A ma droite, une jeune femme seule avec sa fille, allemandes, donc blondes toutes deux. Mais jolies, attention. Elles boivent d’ailleurs de l’eau, pas de la bière. Elles occupent régulièrement la piste de dance, mais c’est normal, la musique est pour l’instant plutôt style chanteuse tyrolienne bavaroise. Un jeune homme blond vient lutiner discrètement la jeune fille en lançant des sourires charmeurs à la mère du genre « non, non, je ne suis pas un psychopathe ». Mais les effets de lumières et la saccade des stroboscopes ne militent pas en sa faveur. Bon, la raideur quasi militaire de sa façon de danser plaide quand même pour lui. Mais la mère s’en fiche complètement, elle sautille sur la piste comme si elle testait les ressorts du dernier modèle pour une marque de matelas.
A ma gauche, une table avec deux couples de russes qui semblent être nourris exclusivement à la pomme de terre et abreuvés avec sa déclinaison distillée. Les messieurs font 1,90 m et doivent avoisiner les 100 Kg. Les dames font 30 cm de moins et le même poids. Je comprends à présent pourquoi le fauteuil en osier que j’occupe pourrait en contenir deux comme moi. Sur leur table qui mesure près d’un mètre de diamètre, il n’y a plus de place pour poser des verres supplémentaires. Les boissons sont certes transparentes, mais si je pariais pour de l’eau, je serais sûr de perdre. Je me contracte à chaque fois qu’ils allument une cigarette, attendant l’impact potentiel du souffle de l’explosion.
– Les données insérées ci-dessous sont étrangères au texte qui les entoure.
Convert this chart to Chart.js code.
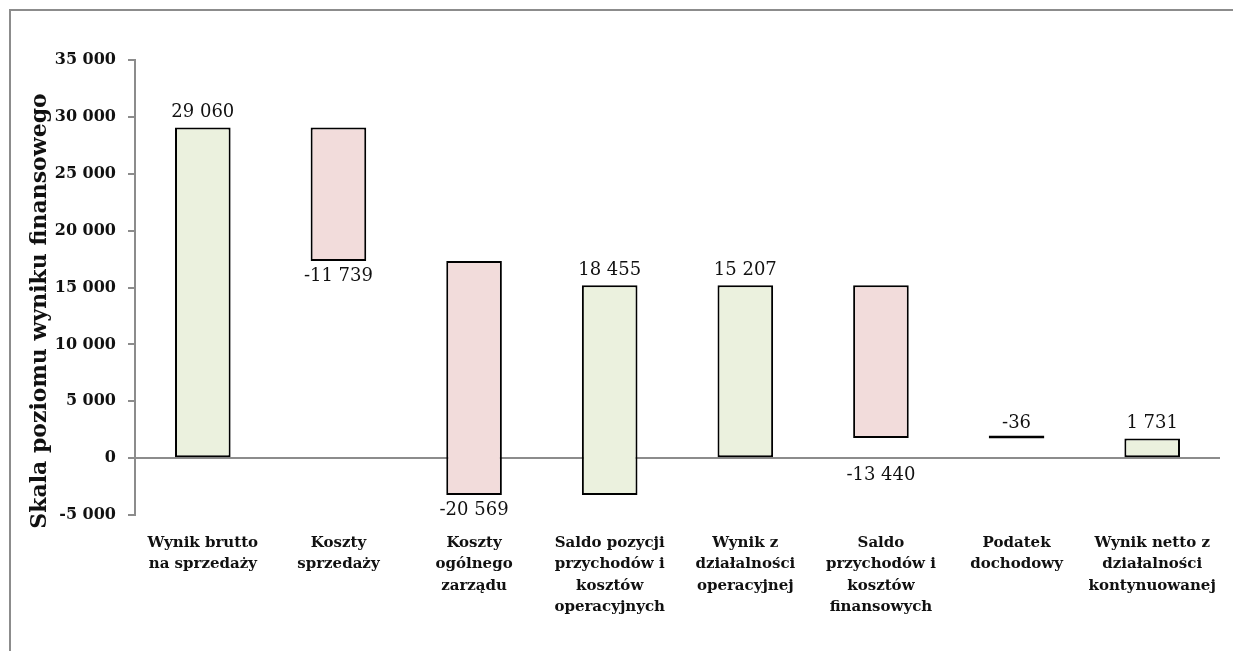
<!DOCTYPE html>
<html>
<head>
<meta charset="utf-8">
<script src="https://cdn.jsdelivr.net/npm/chart.js@4"></script>
<style>
  html, body { margin: 0; padding: 0; background: #fff; overflow: hidden; }
  #wrap { position: relative; width: 1233px; height: 651px; }
  #frame { position: absolute; left: 9px; top: 9px; width: 1300px; height: 700px; border: 2px solid #8c8c8c; box-sizing: border-box; }
  canvas { position: absolute; left: 0; top: 0; }
</style>
</head>
<body>
<div id="wrap">
  <div id="frame"></div>
  <canvas id="chart" width="1233" height="651"></canvas>
</div>
<script>
const categories = [
  ["Wynik brutto", "na sprzedaży"],
  ["Koszty", "sprzedaży"],
  ["Koszty", "ogólnego", "zarządu"],
  ["Saldo pozycji", "przychodów i", "kosztów", "operacyjnych"],
  ["Wynik z", "działalności", "operacyjnej"],
  ["Saldo", "przychodów i", "kosztów", "finansowych"],
  ["Podatek", "dochodowy"],
  ["Wynik netto z", "działalności", "kontynuowanej"]
];
const changes = [29060, -11739, -20569, 18455, 15207, -13440, -36, 1731];
const isTotal = [true, false, false, false, true, false, false, true];
const yTicks = [-5000, 0, 5000, 10000, 15000, 20000, 25000, 30000, 35000];
const yTitle = "Skala poziomu wyniku finansowego";

const GREEN = "#ebf1de";
const PINK = "#f2dcdb";

// floating bars [start, end] from running total
let running = 0;
const bars = changes.map((v, i) => {
  let seg;
  if (isTotal[i]) {
    seg = [0, v];
    running = v;
  } else {
    seg = [running, running + v];
    running += v;
  }
  return seg;
});
const colors = changes.map((v, i) => (isTotal[i] || v > 0) ? GREEN : PINK);

function fmt(n) {
  const s = Math.abs(n).toString().replace(/\B(?=(\d{3})+(?!\d))/g, " ");
  return (n < 0 ? "-" : "") + s;
}

const labelPlugin = {
  id: "valueLabels",
  afterDatasetsDraw(chart) {
    const c = chart.ctx;
    const meta = chart.getDatasetMeta(0);
    const y = chart.scales.y;
    const zero = y.getPixelForValue(0);
    c.save();
    c.font = "18px 'DejaVu Serif'";
    c.fillStyle = "#111";
    c.textAlign = "center";
    meta.data.forEach((bar, i) => {
      const [a, b] = bars[i];
      const top = y.getPixelForValue(Math.max(a, b));
      const bottom = y.getPixelForValue(Math.min(a, b));
      const below = changes[i] < 0 && (bottom - top) > 20;
      if (below) {
        let ty = bottom + 6;
        // keep clear of the zero line
        if (ty < zero + 4 && ty + 20 > zero - 4) ty = zero + 8;
        c.textBaseline = "top";
        c.fillText(fmt(changes[i]), bar.x, ty);
      } else {
        c.textBaseline = "bottom";
        c.fillText(fmt(changes[i]), bar.x, top - 6);
      }
    });

    // axis title, a bit lower than the plot centre like the original
    c.translate(40, 311);
    c.rotate(-Math.PI / 2);
    c.font = "bold 22px 'DejaVu Serif'";
    c.textBaseline = "middle";
    c.fillText(yTitle, 0, 0);
    c.restore();
  }
};

new Chart(document.getElementById("chart"), {
  type: "bar",
  data: {
    labels: categories,
    datasets: [{
      data: bars,
      backgroundColor: colors,
      borderColor: "#000",
      borderWidth: 2,
      borderSkipped: false,
      minBarLength: 3,
      barPercentage: 0.41,
      categoryPercentage: 1.0
    }]
  },
  options: {
    responsive: false,
    animation: false,
    layout: { padding: { top: 60, right: 13, left: 0, bottom: 0 } },
    plugins: {
      legend: { display: false },
      tooltip: { enabled: false }
    },
    scales: {
      x: {
        grid: { display: false },
        border: { display: false },
        ticks: {
          color: "#111",
          font: { family: "'DejaVu Serif'", size: 15, weight: "bold", lineHeight: 1.43 },
          maxRotation: 0,
          autoSkip: false,
          padding: 9
        },
        afterFit(s) { s.height = 136; }
      },
      y: {
        min: -5000,
        max: 35000,
        afterBuildTicks(s) { s.ticks = yTicks.map(v => ({ value: v })); },
        grid: {
          color: ctx => ctx.tick && ctx.tick.value === 0 ? "#8c8c8c" : "rgba(0,0,0,0)",
          tickColor: "#8c8c8c",
          tickLength: 7,
          lineWidth: 2
        },
        border: { display: true, color: "#8c8c8c", width: 2 },
        ticks: {
          color: "#111",
          font: { family: "'DejaVu Serif'", size: 16, weight: "bold" },
          padding: 12,
          callback: v => fmt(v)
        },
        afterFit(s) { s.width = 135; }
      }
    }
  },
  plugins: [labelPlugin]
});
</script>
</body>
</html>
Je fais un faux mouvement et ma bouteille d’eau se renverse (si si, de l’eau) et gicle jusque sur le pantalon du monsieur le plus proche de moi. Ses yeux deviennent brusquement très expressifs et me transpercent. Puis son regard va se perdre au loin, et j’ai comme l’impression qu’il cherche une poubelle pour m’y propulser. Je lui sors mon sourire numéro douze bis, celui destiné à amadouer les éléphants et les tracteurs qui n’ont plus de freins. « It’s water, only water » (je ne parle pas le russe) dis-je, tentant de le convaincre de ma bonne foi et qu’il était inutile de se formaliser pour une broutille pareille. Il éclate soudain d’un grand rire sonore, me faisant perdre mes facultés auditives pendant une bonne minute. A coté, le cri de Tarzan ressemble au pépiement d’un oisillon qui réclame son vermisseau.
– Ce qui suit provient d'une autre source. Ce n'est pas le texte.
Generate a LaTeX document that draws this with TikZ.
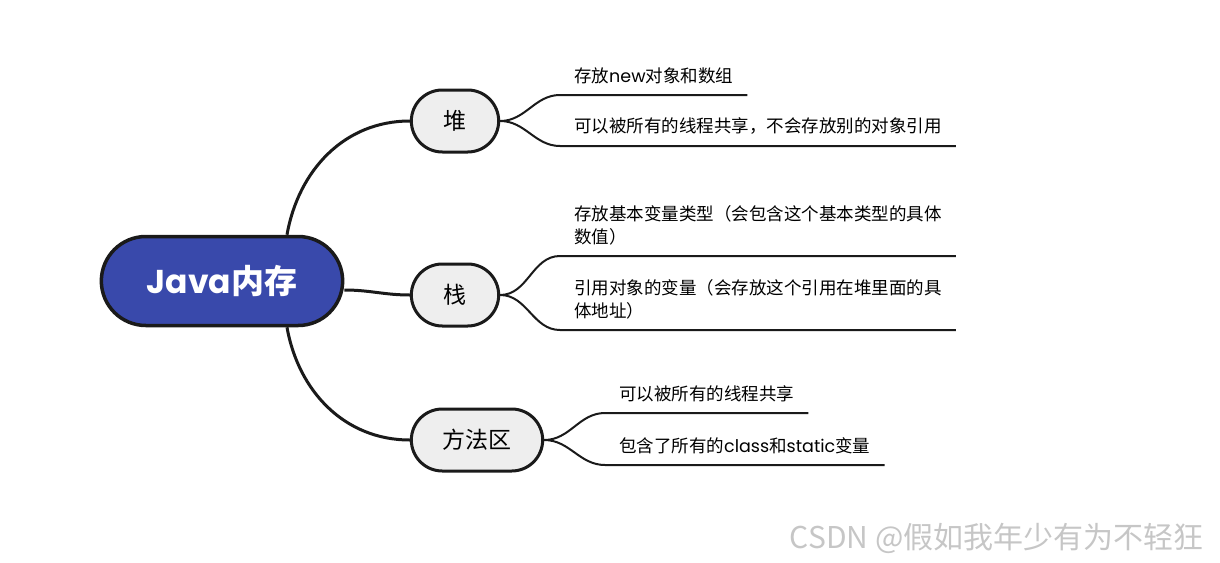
\documentclass[tikz,border=0pt]{standalone}
\usepackage{fontspec}
\setmainfont{Noto Sans CJK SC}
\newfontfamily\latfont{Poppins}
\usetikzlibrary{shapes.misc, positioning}
\definecolor{rootblue}{HTML}{3949AB}
\definecolor{inkline}{HTML}{1A1A1A}
\definecolor{topicgray}{HTML}{EEEEEE}

\begin{document}
\begin{tikzpicture}[x=1pt, y=-1pt,
    root/.style={draw=inkline, line width=3.5pt, fill=rootblue, rounded rectangle,
        minimum width=248pt, minimum height=89pt, text=white,
        font=\fontsize{33}{38}\selectfont\bfseries},
    topic/.style={draw=inkline, line width=3pt, fill=topicgray, rounded rectangle,
        minimum height=62pt, font=\fontsize{23}{27}\selectfont},
    leaf/.style={anchor=south west, inner xsep=14pt, inner ysep=11pt, align=left,
        font=\fontsize{17.5}{23}\selectfont},
    link/.style={draw=inkline, line width=3pt},
    twig/.style={draw=inkline, line width=2pt}]
    \useasboundingbox (0,0) rectangle (1220,562);

    % center and main topics
    \node [root] (mem) at (222,281) {{\latfont Java}内存};
    \node [topic, minimum width=94pt] (dui) at (455,121) {堆};
    \node [topic, minimum width=94pt] (zhan) at (455,295) {栈};
    \node [topic, minimum width=138pt] (ff) at (477,440) {方法区};

    \draw [link] ([xshift=65]mem.north) to[out=80, in=180] (dui);
    \draw [link] ([yshift=-9]mem.east) to[out=0, in=180] (zhan);
    \draw [link] ([xshift=65]mem.south) to[out=-80, in=180] (ff);

    % leaves of each topic
    \node [leaf] (dui1) at (560,95) {存放{\latfont new}对象和数组};
    \node [leaf] (dui2) at (560,146) {可以被所有的线程共享，不会存放别的对象引用};
    \node [leaf] (zhan1) at (560,256) {存放基本变量类型（会包含这个基本类型的具体\\数值）};
    \node [leaf] (zhan2) at (560,330) {引用对象的变量（会存放这个引用在堆里面的具\\体地址）};
    \node [leaf] (ff1) at (605,413) {可以被所有的线程共享};
    \node [leaf] (ff2) at (605,465) {包含了所有的{\latfont class}和{\latfont static}变量};

    \foreach \t/\l in {dui/dui1, dui/dui2, zhan/zhan1, zhan/zhan2, ff/ff1, ff/ff2}
        \draw [twig] (\t) to[out=0, in=180] (\l.south west) -- (\l.south east);

    % watermark
    \node [anchor=east, text=gray!45, font=\fontsize{30}{34}\selectfont] (mark) at (1207,538) {CSDN @假如我年少有为不轻狂};
\end{tikzpicture}
\end{document}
En face de moi, la piste. Outre les amateurs de la musique sur laquelle on arrive toujours à gigoter il y a des jeunes femmes qui se déhanchent comme si elles passaient un casting pour un film érotique. Rien n’a changé depuis la nuit des temps : elles séduisent toujours par la danse et les hommes restent du genre à vouloir toucher le dernier os du bas de leur colonne vertébrale, c’est resté imprimé dans notre cerveau reptilien. Leurs bouches sont prêtes à échanger un rire forcé contre un soupir osé, dans un début d’abandon voluptueux qui leur fait fermer les yeux et relever leurs visages. Et leurs mains glissent sensuellement le long de leurs courbes et ouvrent des océans de promesses qui font naître dans l’imagination des mâles présents des envies pour lesquelles aucune perspicacité n’est nécessaire pour les deviner.
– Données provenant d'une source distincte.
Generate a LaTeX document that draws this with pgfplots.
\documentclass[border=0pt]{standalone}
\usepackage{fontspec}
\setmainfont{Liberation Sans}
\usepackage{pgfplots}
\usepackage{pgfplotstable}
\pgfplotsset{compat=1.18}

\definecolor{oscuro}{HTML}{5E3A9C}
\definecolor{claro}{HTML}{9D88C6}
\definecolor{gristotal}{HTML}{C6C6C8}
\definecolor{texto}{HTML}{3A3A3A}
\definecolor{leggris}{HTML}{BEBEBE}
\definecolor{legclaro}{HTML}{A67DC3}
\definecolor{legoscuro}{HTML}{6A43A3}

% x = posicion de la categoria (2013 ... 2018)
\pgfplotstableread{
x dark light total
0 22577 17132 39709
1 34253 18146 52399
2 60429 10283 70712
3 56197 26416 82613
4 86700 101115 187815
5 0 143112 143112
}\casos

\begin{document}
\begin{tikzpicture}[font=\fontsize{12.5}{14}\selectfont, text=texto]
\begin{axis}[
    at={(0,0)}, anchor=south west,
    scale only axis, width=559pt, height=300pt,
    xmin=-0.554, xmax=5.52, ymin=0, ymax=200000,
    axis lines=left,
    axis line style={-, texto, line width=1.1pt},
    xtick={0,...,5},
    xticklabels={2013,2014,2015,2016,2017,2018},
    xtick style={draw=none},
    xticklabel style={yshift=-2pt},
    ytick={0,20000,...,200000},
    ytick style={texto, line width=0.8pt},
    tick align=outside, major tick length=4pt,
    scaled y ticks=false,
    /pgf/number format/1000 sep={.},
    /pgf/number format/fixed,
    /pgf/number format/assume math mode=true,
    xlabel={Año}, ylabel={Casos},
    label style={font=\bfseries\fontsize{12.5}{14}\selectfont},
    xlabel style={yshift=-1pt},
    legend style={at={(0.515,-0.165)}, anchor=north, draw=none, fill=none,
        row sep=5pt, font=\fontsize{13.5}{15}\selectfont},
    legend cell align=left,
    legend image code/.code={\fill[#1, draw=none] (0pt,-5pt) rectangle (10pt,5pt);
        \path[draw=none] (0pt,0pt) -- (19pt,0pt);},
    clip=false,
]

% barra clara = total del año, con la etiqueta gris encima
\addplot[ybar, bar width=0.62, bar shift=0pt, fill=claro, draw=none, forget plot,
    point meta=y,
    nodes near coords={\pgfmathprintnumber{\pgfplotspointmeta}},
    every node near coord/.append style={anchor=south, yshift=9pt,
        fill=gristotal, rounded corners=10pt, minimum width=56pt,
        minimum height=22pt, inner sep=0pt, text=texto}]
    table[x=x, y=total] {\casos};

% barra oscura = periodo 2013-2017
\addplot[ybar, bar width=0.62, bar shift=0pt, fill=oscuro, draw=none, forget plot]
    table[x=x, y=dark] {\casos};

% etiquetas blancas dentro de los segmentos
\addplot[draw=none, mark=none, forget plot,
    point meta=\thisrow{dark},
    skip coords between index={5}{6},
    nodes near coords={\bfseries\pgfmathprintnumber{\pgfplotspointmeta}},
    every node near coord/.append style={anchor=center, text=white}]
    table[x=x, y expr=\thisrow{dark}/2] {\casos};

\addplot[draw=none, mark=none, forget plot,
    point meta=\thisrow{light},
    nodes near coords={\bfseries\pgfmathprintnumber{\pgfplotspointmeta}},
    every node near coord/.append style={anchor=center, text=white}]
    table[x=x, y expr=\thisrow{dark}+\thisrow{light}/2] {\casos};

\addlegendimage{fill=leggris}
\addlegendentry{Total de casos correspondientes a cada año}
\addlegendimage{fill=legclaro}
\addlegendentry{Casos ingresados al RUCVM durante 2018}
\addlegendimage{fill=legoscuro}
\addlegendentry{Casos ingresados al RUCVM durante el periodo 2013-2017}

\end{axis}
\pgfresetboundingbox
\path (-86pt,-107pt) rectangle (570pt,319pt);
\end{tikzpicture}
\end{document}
Une italienne au regard de braise… non c’est un cliché. Une italienne qui allumerait une cigarette rien qu’en la regardant se trémousse langoureusement devant moi. Mais la première chose que je regarde chez une femme, c’est son mec. Et là je m’abstiens, en tournant ostensiblement la tête ailleurs. Madame cockpit qui a vu sourit d’un regard entendu. En effet j’avais déjà remarqué sur la plage que le monsieur avait une expression non verbale parfaitement explicite, relayée par des muscles là où il faut, rien que de l’utile. Du genre aviron le lundi, boxe le mardi, body building le mercredi, natation le jeudi, et le week-end, service d’ordre d’un parti politique qui se prépare à la guerre plutôt qu’au dialogue.
La musique continue avec des groupes qui étaient déjà séparés à ma naissance, et je n’ai pas vraiment envie de mimer une danse tribale sur la piste. Un monsieur qui testait également le dernier modèle d’une marque de matelas arrive devant notre table. Il me sollicite, la main sur le cœur, le droit d’inviter madame cockpit à danser. Je lui laisse le soin de choisir, n’aimant le Moyen Age que pour Robin des Bois. Elle reste hésitante devant ce transfert de décision qui m’arrange bien. Le monsieur s’approche alors d’elle, se présente comme russe et lui fait un baisemain super classe. Qui n’aimerait pas ? Des rires derrière moi me font découvrir les deux suédoises qui réclamaient avec insistance au DJ de la musique du groupe Abba. Elles ne sont pas blondes et lèvent des pouces dans ma direction, ponctués de hochements de tête.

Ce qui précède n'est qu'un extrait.